The Financial Times Man of the Year – Lloyd Blankfein

Courtesy of Jesse’s Café Américain

How fitting, to mark the high tide of the will to power of the Anglo-American banking cartel. No better symbol of hubris, of the overreach driven by obdurate insensitivity and sociopathic greed, of the cult of ego and the darker impulses of the human heart, that creates nothing.

Honoring the man as the epitome of 2009, a man whose bank helped to precipitate one of the greatest financial crises, if not crimes, of the century, and used it as a means of profit for their own ends. No matter what damage was caused in the process, what corruption was required to undermine the nation’s well-being, thereby sowing the seeds of their own eventual destruction.

And no better day for it, than on the eve of the commemoration of the renewal of life, of genuine value, of the perennial yearning of the human spirit from within the images and the shadows, a turning away from the stench of corruption and decay, and into the light.

"For what shall it profit a man, if he gains the whole world, but loses himself?

Not even the whole world, but bragging rights, a false bravado, and a bonus.

The man of the year indeed. King of the ash heap, almost universally held in contempt. And in the end, alone. Not even rising to the level of high tragedy, but merely furtive, grasping, manipulative, pathetic. A monument to banality, and the hollowness of Western materialism.


NY Times
Financial Times Names Blankfein Person of the Year

December 24, 2009, 2:37

The Financial Times has chosen Lloyd C. Blankfein as its person of the year. The Goldman Sachs chief has become the public face of Wall Street during its most testing period since the 1930s, the newspaper said, and Mr. Blankfein’s position and his personality were the basis of his selection.

Goldman Sachs, said the newspaper, “navigated the 2008 global financial crisis better than others,” and is about to make record profits while paying up to $23 billion in bonuses to its 31,700 staff.

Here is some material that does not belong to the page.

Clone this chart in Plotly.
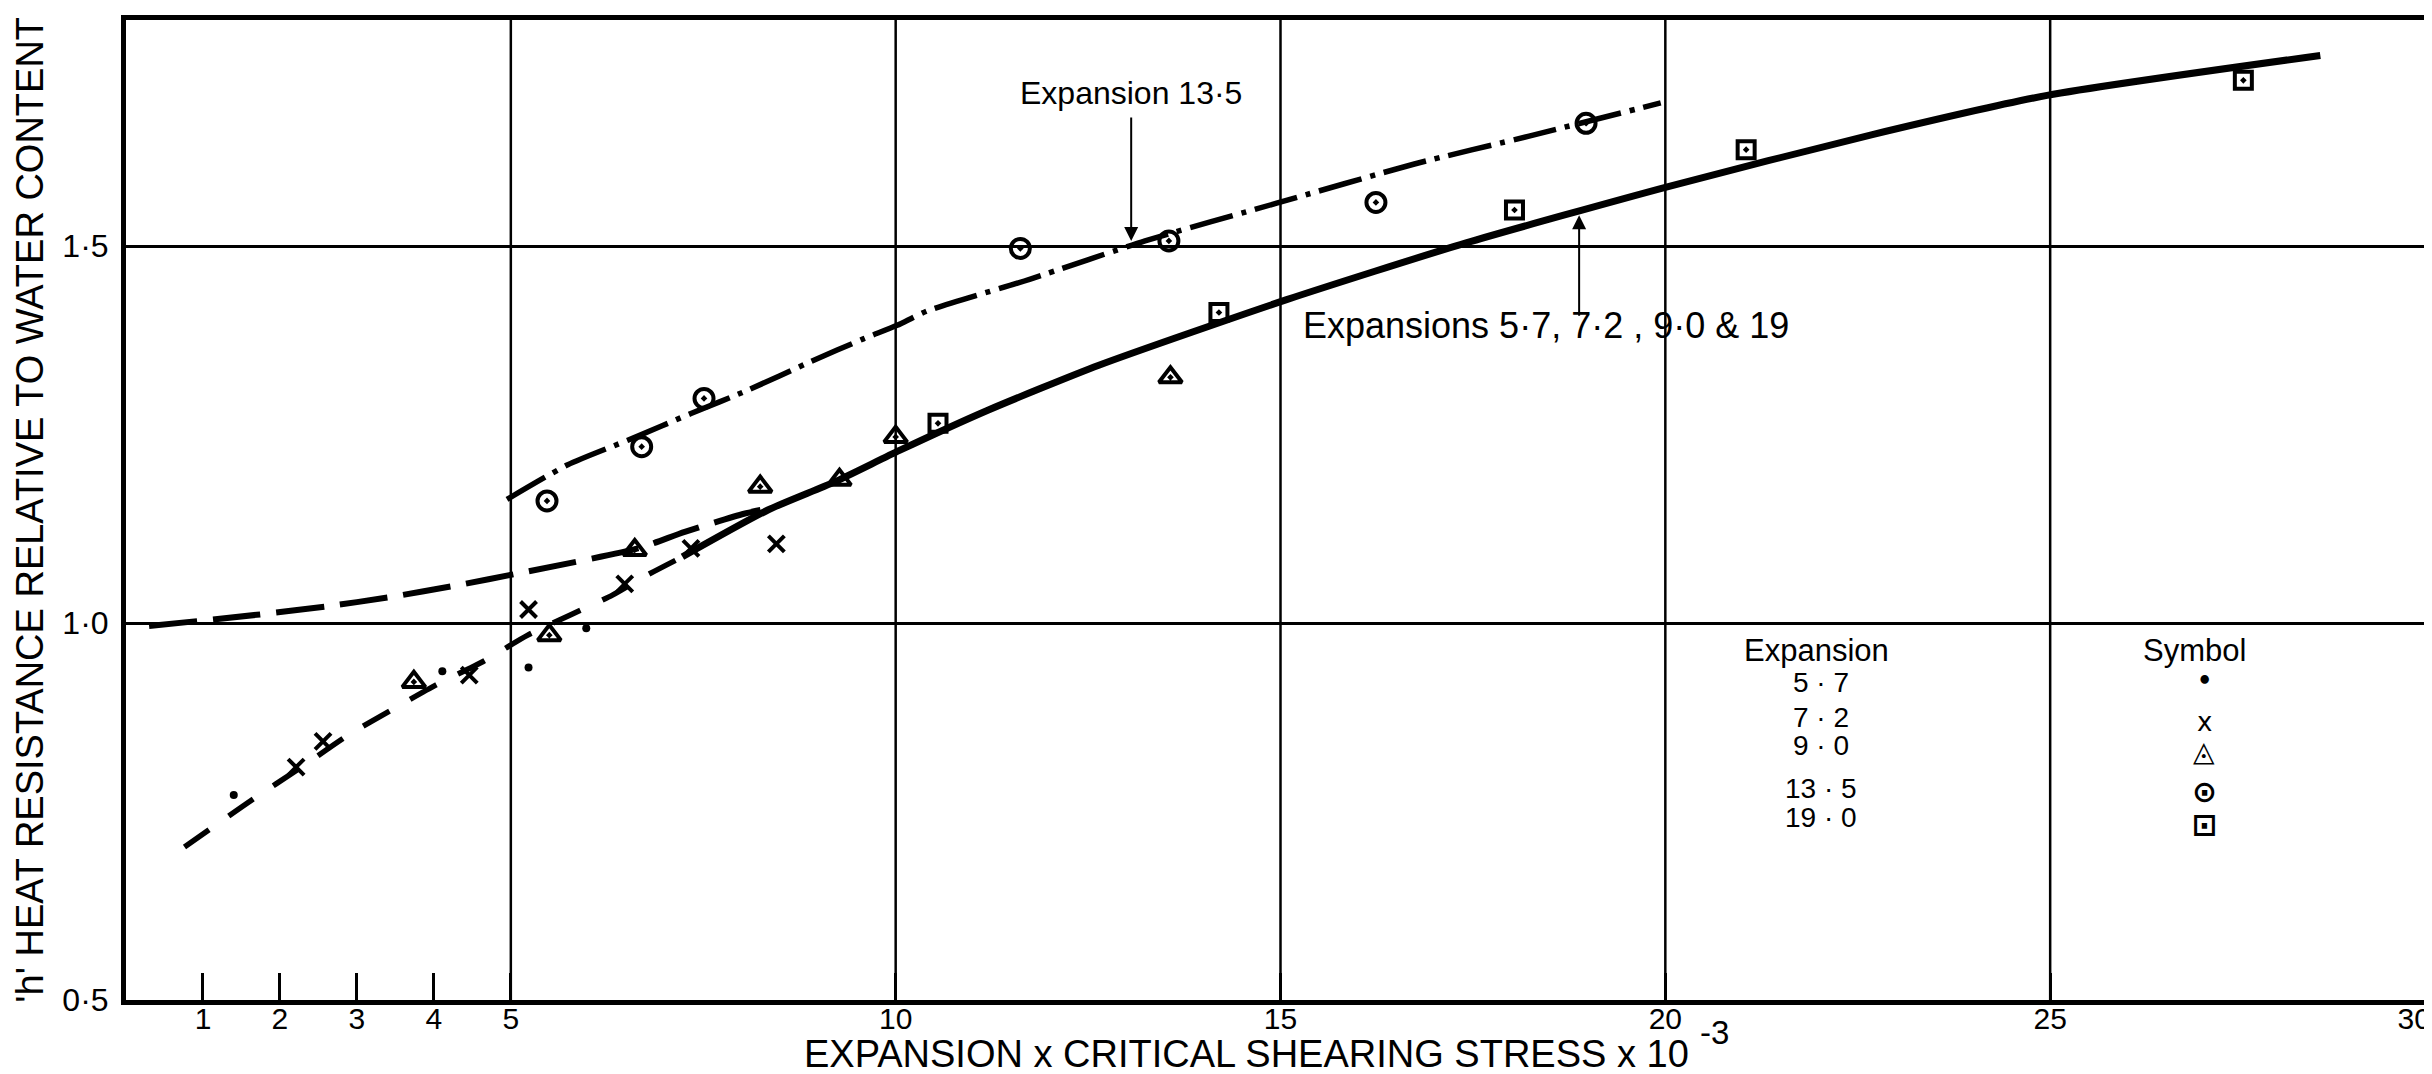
import plotly.graph_objects as go

# ---------------- data ----------------
# Curves
upper_dash_x = [0.3, 1.7, 2.6, 3.4, 4.3, 5.1, 6.65, 7.26, 8.03, 8.34]
upper_dash_y = [0.996, 1.011, 1.022, 1.034, 1.050, 1.066, 1.099, 1.121, 1.145, 1.152]

lower_dash_x = [0.76, 1.63, 2.28, 2.88, 3.47, 4.03, 4.64, 5.22, 6.32, 6.74, 7.23]
lower_dash_y = [0.703, 0.765, 0.809, 0.851, 0.886, 0.918, 0.949, 0.984, 1.037, 1.062, 1.088]

solid_x = [7.23, 8.34, 9.20, 10.05, 11.19, 12.64, 15.08, 17.40, 20.0, 22.69, 24.96, 28.51]
solid_y = [1.088, 1.150, 1.187, 1.229, 1.282, 1.342, 1.429, 1.504, 1.578, 1.648, 1.700, 1.753]

dashdot_x = [4.95, 5.74, 6.58, 7.34, 8.08, 8.9, 9.58, 10.02, 10.41, 11.74, 13.24, 14.95, 16.74, 18.23, 19.94]
dashdot_y = [1.164, 1.21, 1.245, 1.278, 1.309, 1.347, 1.377, 1.395, 1.414, 1.456, 1.507, 1.557, 1.609, 1.646, 1.690]

# Measured points, by expansion
exp57_x = [1.40, 4.11, 5.23, 5.98]
exp57_y = [0.772, 0.936, 0.941, 0.993]

exp72_x = [2.21, 2.56, 4.46, 5.23, 6.48, 7.34, 8.45]
exp72_y = [0.809, 0.843, 0.931, 1.018, 1.052, 1.099, 1.105]

exp90_x = [3.74, 5.50, 6.61, 8.24, 9.27, 10.0, 13.57]
exp90_y = [0.922, 0.984, 1.097, 1.181, 1.19, 1.247, 1.326]

exp135_x = [5.47, 6.70, 7.51, 11.62, 13.55, 16.24, 18.97]
exp135_y = [1.162, 1.234, 1.298, 1.497, 1.507, 1.558, 1.663]

exp190_x = [10.55, 14.20, 18.04, 21.05, 27.51]
exp190_y = [1.265, 1.412, 1.548, 1.628, 1.720]

# Axes
x_tickvals = [1, 2, 3, 4, 5, 10, 15, 20, 25, 30]
x_ticktext = ["1", "2", "3", "4", "5", "10", "15", "20", "25",
              "30\u00a0\u00a0\u00a0\u00a0\u00a0"]
x_grid = [5, 10, 15, 20, 25]
y_tickvals = [0.5, 1.0, 1.5]
y_ticktext = ["0·5", "1·0", "1·5"]

legend_expansions = ["5 · 7", "7 · 2", "9 · 0", "13 · 5", "19 · 0"]
legend_symbols = ["•", "x", "◬", "⊙", "⊡"]

# ---------------- figure ----------------
FONT = "Liberation Sans"
fig = go.Figure()

line_common = dict(color="black", shape="spline", smoothing=0.6)
fig.add_trace(go.Scatter(x=upper_dash_x, y=upper_dash_y, mode="lines",
                         line=dict(width=6, dash="48px,16px", **line_common), hoverinfo="skip"))
fig.add_trace(go.Scatter(x=lower_dash_x, y=lower_dash_y, mode="lines",
                         line=dict(width=5.5, dash="30px,24px", **line_common), hoverinfo="skip"))
fig.add_trace(go.Scatter(x=solid_x, y=solid_y, mode="lines",
                         line=dict(width=7, **line_common), hoverinfo="skip"))
fig.add_trace(go.Scatter(x=dashdot_x, y=dashdot_y, mode="lines",
                         line=dict(width=5.5, dash="44px,9px,5px,9px", **line_common), hoverinfo="skip"))

fig.add_trace(go.Scatter(x=exp57_x, y=exp57_y, mode="markers", name="5·7",
                         marker=dict(symbol="circle", size=8, color="black")))
fig.add_trace(go.Scatter(x=exp72_x, y=exp72_y, mode="markers", name="7·2",
                         marker=dict(symbol="x-thin", size=16, color="black",
                                     line=dict(width=4, color="black"))))
fig.add_trace(go.Scatter(x=exp90_x, y=exp90_y, mode="markers", name="9·0",
                         marker=dict(symbol="triangle-up-open-dot", size=20, color="black",
                                     line=dict(width=4, color="black"))))
fig.add_trace(go.Scatter(x=exp135_x, y=exp135_y, mode="markers", name="13·5",
                         marker=dict(symbol="circle-open-dot", size=19, color="black",
                                     line=dict(width=4, color="black"))))
fig.add_trace(go.Scatter(x=exp190_x, y=exp190_y, mode="markers", name="19·0",
                         marker=dict(symbol="square-open-dot", size=17, color="black",
                                     line=dict(width=4, color="black"))))

shapes = [dict(type="line", xref="x", yref="paper", x0=g, x1=g, y0=0, y1=1,
               line=dict(color="black", width=2.5), layer="below") for g in x_grid]

annotations = []
# axis titles
annotations.append(dict(text="'h' HEAT RESISTANCE RELATIVE TO WATER CONTENT",
                        xref="paper", yref="paper", x=-0.0417, y=0.500, textangle=-90,
                        xanchor="center", yanchor="middle", showarrow=False,
                        font=dict(size=38, family=FONT, color="black")))
annotations.append(dict(text="EXPANSION x CRITICAL SHEARING STRESS x 10",
                        xref="paper", yref="paper", x=0.6778, y=-0.055,
                        xanchor="right", yanchor="middle", showarrow=False,
                        font=dict(size=38, family=FONT, color="black")))
annotations.append(dict(text="-3", xref="paper", yref="paper", x=0.6810, y=-0.0335,
                        xanchor="left", yanchor="middle", showarrow=False,
                        font=dict(size=33, family=FONT, color="black")))

# curve labels with arrows
annotations.append(dict(text="Expansion 13·5", x=11.59, y=1.703, xanchor="left", yanchor="middle",
                        showarrow=False, font=dict(size=32, family=FONT, color="black")))
annotations.append(dict(text="", x=13.06, y=1.507, ax=0, ay=-125, showarrow=True,
                        arrowhead=2, arrowsize=1.4, arrowwidth=2, arrowcolor="black", standoff=0))
annotations.append(dict(text="Expansions 5·7, 7·2 , 9·0 & 19", x=15.27, y=1.395,
                        xanchor="left", yanchor="middle", showarrow=False,
                        font=dict(size=36, family=FONT, color="black")))
annotations.append(dict(text="", x=18.88, y=1.541, ax=0, ay=102, showarrow=True,
                        arrowhead=2, arrowsize=1.4, arrowwidth=2, arrowcolor="black", standoff=0))

# key table
annotations.append(dict(text="Expansion", x=21.97, y=0.963, showarrow=False,
                        font=dict(size=31, family=FONT, color="black")))
annotations.append(dict(text="Symbol", x=26.88, y=0.963, showarrow=False,
                        font=dict(size=31, family=FONT, color="black")))
row_y_text = [0.921, 0.875, 0.837, 0.781, 0.742]
row_y_sym = [0.923, 0.869, 0.829, 0.777, 0.733]
sym_sizes = [24, 26, 28, 30, 30]
sym_weights = ["bold", "normal", "bold", "bold", "bold"]
for lab, yy in zip(legend_expansions, row_y_text):
    annotations.append(dict(text=lab, x=22.02, y=yy, showarrow=False,
                            font=dict(size=28, family=FONT, color="black")))
for sym, yy, ss, ww in zip(legend_symbols, row_y_sym, sym_sizes, sym_weights):
    annotations.append(dict(text=sym, x=27.0, y=yy, showarrow=False,
                            font=dict(size=ss, family="DejaVu Sans", color="black",
                                      weight=ww)))

fig.update_layout(
    width=2432, height=1074,
    margin=dict(l=118, r=5, t=12, b=82),
    paper_bgcolor="white", plot_bgcolor="white",
    showlegend=False,
    font=dict(family=FONT, color="black"),
    shapes=shapes,
    annotations=annotations,
    xaxis=dict(range=[0, 30], tickmode="array", tickvals=x_tickvals, ticktext=x_ticktext,
               ticks="inside", ticklen=27, tickwidth=2.5, tickcolor="black",
               showgrid=False, zeroline=False, showline=True, linewidth=5,
               linecolor="black", mirror=True, tickfont=dict(size=30, family=FONT),
               ticklabelstandoff=-12, ticklabeloverflow="allow", automargin=False),
    yaxis=dict(range=[0.5, 1.8], tickmode="array", tickvals=y_tickvals, ticktext=y_ticktext,
               ticks="", showgrid=True, gridcolor="black", gridwidth=2.5,
               zeroline=False, showline=True, linewidth=5, linecolor="black", mirror=True,
               tickfont=dict(size=32, family=FONT), ticklabelstandoff=6, automargin=False),
)

fig.write_html("out.html")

The newspaper called Mr. Blankfein “a tough, bright, funny financier who reoriented Goldman. Under his leadership, trading and risk-taking have pushed to the fore, reducing the influence of its investment banking advisers.”

Facing public anger in 2009 — as taxpayers raged at having to bail out the big Wall Street banks — Goldman’s profitability, and suspicions that its ties to governments around the world give it unfair advantages, made it a symbol of greed and excess.

But Mr. Blankfein has rebutted the criticism effectively, the newspaper wrote, “shifting from insisting that it would probably have survived the crisis without help from the U.S. Treasury, to apologizing for its conduct,” and finally, the newspaper noted, in an interview with the Sunday Times of London, asserting that Goldman was “doing God’s work”.